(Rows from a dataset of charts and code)

────────

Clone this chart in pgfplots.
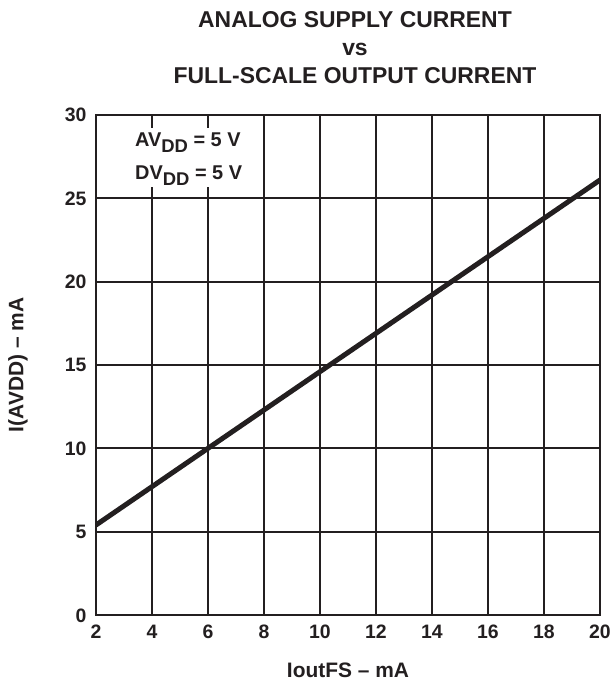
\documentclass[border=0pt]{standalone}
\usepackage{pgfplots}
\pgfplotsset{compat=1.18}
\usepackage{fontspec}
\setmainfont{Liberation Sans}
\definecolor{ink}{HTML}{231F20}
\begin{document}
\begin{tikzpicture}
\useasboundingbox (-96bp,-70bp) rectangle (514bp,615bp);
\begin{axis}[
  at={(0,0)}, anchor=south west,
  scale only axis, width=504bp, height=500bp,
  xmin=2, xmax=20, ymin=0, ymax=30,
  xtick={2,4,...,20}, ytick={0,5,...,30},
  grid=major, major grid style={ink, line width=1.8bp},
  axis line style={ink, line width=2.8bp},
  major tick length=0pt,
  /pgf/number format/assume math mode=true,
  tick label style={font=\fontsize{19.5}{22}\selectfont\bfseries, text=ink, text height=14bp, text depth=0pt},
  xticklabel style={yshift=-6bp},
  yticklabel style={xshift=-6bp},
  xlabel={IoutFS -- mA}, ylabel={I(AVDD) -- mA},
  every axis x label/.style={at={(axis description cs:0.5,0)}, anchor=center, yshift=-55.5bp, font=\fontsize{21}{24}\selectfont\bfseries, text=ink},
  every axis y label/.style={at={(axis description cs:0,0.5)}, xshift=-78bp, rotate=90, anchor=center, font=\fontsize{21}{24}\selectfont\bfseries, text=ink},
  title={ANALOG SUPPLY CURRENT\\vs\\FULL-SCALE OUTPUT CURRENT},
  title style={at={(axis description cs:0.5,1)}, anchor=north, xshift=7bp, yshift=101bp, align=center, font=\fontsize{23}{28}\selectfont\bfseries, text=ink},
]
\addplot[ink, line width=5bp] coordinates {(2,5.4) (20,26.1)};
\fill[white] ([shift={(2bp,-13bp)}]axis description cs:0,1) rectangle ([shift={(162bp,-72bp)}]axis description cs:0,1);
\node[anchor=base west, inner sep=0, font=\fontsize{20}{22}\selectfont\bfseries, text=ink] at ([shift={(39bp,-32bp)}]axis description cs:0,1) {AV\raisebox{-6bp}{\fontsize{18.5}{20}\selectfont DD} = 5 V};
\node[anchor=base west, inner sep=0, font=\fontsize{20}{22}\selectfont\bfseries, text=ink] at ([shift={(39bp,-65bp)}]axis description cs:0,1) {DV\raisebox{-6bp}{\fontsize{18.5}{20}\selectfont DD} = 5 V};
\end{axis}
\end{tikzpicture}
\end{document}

────────

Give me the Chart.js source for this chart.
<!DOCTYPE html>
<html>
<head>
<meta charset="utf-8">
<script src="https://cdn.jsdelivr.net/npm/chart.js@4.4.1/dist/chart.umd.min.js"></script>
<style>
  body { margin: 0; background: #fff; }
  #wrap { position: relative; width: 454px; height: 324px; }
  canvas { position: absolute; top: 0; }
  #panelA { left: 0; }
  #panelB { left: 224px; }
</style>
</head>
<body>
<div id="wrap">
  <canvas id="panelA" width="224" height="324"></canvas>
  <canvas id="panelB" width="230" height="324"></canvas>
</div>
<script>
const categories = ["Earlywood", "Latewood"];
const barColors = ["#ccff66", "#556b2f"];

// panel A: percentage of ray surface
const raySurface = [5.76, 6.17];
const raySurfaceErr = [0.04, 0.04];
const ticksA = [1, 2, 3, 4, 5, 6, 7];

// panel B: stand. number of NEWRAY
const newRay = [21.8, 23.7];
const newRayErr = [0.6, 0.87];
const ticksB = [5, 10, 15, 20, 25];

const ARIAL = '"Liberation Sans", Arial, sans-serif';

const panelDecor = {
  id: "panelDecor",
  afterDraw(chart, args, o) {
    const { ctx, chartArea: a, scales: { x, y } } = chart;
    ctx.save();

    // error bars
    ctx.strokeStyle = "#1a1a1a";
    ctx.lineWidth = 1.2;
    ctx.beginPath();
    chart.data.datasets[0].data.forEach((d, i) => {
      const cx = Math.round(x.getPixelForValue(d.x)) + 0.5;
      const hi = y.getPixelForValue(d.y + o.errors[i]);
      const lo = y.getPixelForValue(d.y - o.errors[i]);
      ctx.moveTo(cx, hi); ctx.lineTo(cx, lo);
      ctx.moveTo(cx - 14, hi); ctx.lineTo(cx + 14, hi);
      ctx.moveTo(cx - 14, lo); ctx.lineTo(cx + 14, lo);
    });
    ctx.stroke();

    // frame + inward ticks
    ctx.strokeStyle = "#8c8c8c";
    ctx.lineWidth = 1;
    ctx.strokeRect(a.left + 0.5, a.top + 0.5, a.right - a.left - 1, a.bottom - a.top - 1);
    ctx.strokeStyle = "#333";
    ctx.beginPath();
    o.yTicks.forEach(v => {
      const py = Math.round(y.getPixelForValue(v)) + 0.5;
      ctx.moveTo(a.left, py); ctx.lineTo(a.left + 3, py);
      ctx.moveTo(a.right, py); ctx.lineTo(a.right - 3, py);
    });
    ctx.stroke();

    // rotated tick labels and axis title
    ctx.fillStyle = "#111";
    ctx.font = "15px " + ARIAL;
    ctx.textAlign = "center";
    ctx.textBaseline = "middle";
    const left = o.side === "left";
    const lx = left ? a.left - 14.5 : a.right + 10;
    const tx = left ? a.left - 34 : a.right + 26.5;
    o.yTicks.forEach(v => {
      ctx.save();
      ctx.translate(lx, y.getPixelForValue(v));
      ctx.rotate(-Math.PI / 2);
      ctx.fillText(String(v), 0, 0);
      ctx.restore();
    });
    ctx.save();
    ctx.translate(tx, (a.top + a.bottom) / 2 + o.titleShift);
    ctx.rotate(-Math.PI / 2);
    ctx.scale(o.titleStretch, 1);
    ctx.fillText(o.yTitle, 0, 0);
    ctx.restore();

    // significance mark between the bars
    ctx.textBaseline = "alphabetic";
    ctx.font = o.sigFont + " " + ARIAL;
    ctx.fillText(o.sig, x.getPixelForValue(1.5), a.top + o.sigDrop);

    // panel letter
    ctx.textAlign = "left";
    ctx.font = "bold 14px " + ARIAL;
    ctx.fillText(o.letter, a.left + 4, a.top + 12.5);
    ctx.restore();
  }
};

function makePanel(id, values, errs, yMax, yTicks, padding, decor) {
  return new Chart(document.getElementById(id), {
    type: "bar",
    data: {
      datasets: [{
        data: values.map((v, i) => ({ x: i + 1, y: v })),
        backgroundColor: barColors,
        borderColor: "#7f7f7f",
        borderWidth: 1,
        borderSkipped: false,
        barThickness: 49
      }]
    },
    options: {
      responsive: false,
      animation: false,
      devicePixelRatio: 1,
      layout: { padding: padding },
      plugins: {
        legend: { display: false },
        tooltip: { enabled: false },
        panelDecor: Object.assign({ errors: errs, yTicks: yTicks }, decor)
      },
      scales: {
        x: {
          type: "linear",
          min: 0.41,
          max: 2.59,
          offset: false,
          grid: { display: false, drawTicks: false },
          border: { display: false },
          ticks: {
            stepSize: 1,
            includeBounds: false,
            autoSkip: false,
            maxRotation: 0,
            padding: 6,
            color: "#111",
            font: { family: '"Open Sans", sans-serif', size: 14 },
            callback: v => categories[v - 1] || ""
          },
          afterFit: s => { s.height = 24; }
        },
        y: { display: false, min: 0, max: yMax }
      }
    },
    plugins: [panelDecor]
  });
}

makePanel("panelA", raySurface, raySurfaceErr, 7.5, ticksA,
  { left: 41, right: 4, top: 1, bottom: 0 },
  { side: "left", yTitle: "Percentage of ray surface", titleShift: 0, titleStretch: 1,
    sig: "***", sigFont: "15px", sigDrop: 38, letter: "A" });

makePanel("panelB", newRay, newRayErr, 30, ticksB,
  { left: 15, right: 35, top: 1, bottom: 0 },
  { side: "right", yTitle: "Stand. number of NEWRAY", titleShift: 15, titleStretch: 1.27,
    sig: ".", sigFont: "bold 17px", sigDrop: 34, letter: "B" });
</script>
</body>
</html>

────────

## WORK TO DO:
Locate the word "this" in the records above, and return each line that has it.

## ANSWER BELOW:
Clone this chart in pgfplots.
Give me the Chart.js source for this chart.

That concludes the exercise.